Aujourd’hui, les leaders de ces factions rebelles notamment le MPC et l’UPC se sont joints au projet du FPRC. Ce changement d’avis de ces deux factions rebelles peut s’expliquer par l’indignation suscitée dans la communauté « arabe », qui constitue le principal soutien du MPC, et chez les participants à l’Assemblée générale de 2 au 3 mai 2018 à Kaga-Bandoro, par la déclaration prononcée par le Président centrafricain, Faustin Archange Touadéra, après les événements survenus le 1er mai à l’église Notre-Dame de Fatima, suite à l’échec de « l’opération Sukula » au KM5.
Le discours du Président Touadera a été considéré par les factions rebelles et leurs adeptes comme discriminatoire envers la communauté musulmane. Selon le rapport du groupe d’expert de l’ONU, c’est qui a convaincu Mahamat Al-Khatim, d’accepter le changement de position de son mouvement qui était en faveur du gouvernement dont il n’a jamais contesté la légitimité.

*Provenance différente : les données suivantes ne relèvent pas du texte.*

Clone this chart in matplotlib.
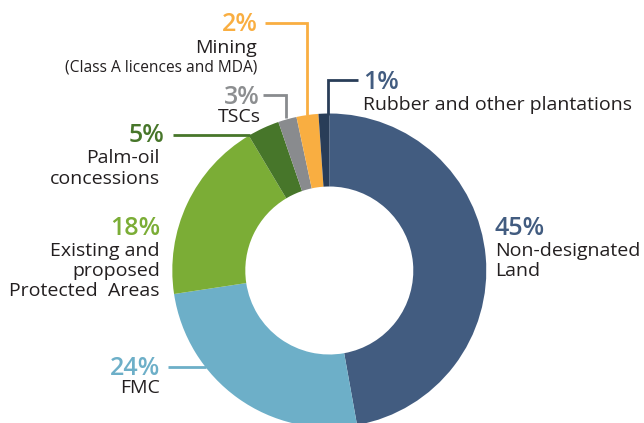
import matplotlib.pyplot as plt

categories = ["Non-designated\nLand", "FMC", "Existing and\nproposed\nProtected  Areas",
              "Palm-oil\nconcessions", "TSCs", "Mining", "Rubber and other plantations"]
slice_sizes = [47.1, 25.4, 18.8, 3.3, 1.9, 2.25, 1.1]
pct_labels = ["45%", "24%", "18%", "5%", "3%", "2%", "1%"]
colors = ["#425c80", "#6dafc8", "#7bad36", "#47762a", "#898b8e", "#f9ae41", "#293d58"]
pct_colors = ["#425c80", "#6dafc8", "#7bad36", "#47762a", "#8c8e90", "#f9ae41", "#425c80"]

W, H = 644, 423
fig = plt.figure(figsize=(W / 100, H / 100), dpi=100)
ax = fig.add_axes([0, 0, 1, 1])

cx, cy = 329.3, H - 270.5
R, r_in = 157, 84
ax.pie(slice_sizes, colors=colors, startangle=90, counterclock=False,
       radius=R, center=(cx, cy), wedgeprops=dict(width=R - r_in, linewidth=0))
ax.set_xlim(0, W)
ax.set_ylim(0, H)
ax.axis("off")

font = "Open Sans"
pct_kw = dict(fontsize=18, fontweight="semibold", family=font, va="baseline")
lab_kw = dict(fontsize=14, color="#231f20", family=font, va="baseline")
PITCH = 20.3


def Y(p):
    return H - p


# leader lines, picture pixel coords
leaders = {
    6: [(327.7, 115), (327.7, 80), (358, 80)],
    5: [(307, 115), (307, 22.5), (265, 22.5)],
    4: [(285.7, 118), (285.7, 95), (263, 95)],
    3: [(250, 135), (173, 135)],
    1: [(206, 367), (168, 367)],
}
for i, pts in leaders.items():
    ax.plot([p[0] for p in pts], [Y(p[1]) for p in pts], color=colors[i], lw=2,
            solid_capstyle="butt", solid_joinstyle="miter")


def label(i, x, pct_base, text_base, ha, pct_x=None):
    ax.text(pct_x if pct_x is not None else x, Y(pct_base), pct_labels[i],
            color=pct_colors[i], ha=ha, **pct_kw)
    for k, line in enumerate(categories[i].split("\n")):
        ax.text(x, Y(text_base + k * PITCH), line, ha=ha, **lab_kw)


label(0, 495, 235, 255.7, "left")
label(1, 160, 375, 393.3, "right")
label(2, 160, 235, 255.5, "right")
label(3, 160, 142, 163.3, "right", pct_x=164.3)
label(4, 260.5, 104, 121.7, "right", pct_x=259.3)
label(5, 257.3, 30.7, 52.7, "right")
ax.text(257.3, Y(71.5), "(Class A licences and MDA)", ha="right", va="baseline",
        fontsize=11.2, color="#231f20", family=font)
label(6, 363.3, 89.3, 110, "left")

fig.savefig("out.png", dpi=100)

La rencontre de Moyenne Sido traduit le revirement de la situation sinon du changement des avis des autres leaders des factions rebelles qui, au début, étaient hostiles au projet du FPRC qui veut coût que coût en découdre avec le régime de Bangui malgré la politique de main tendue.
A Moyenne Sido, tout est ficelé entre les trois grandes factions rebelles de l’ex Seleka en vue de mettre en application le projet du FPRC qui s’impose en leader. Et leur réunification doit interpeller le gouvernement sur les actions qui en découleront, car indique le rapport du groupe d’experts de l’ONU, des acteurs politiques à Bangui ont également adhéré au projet.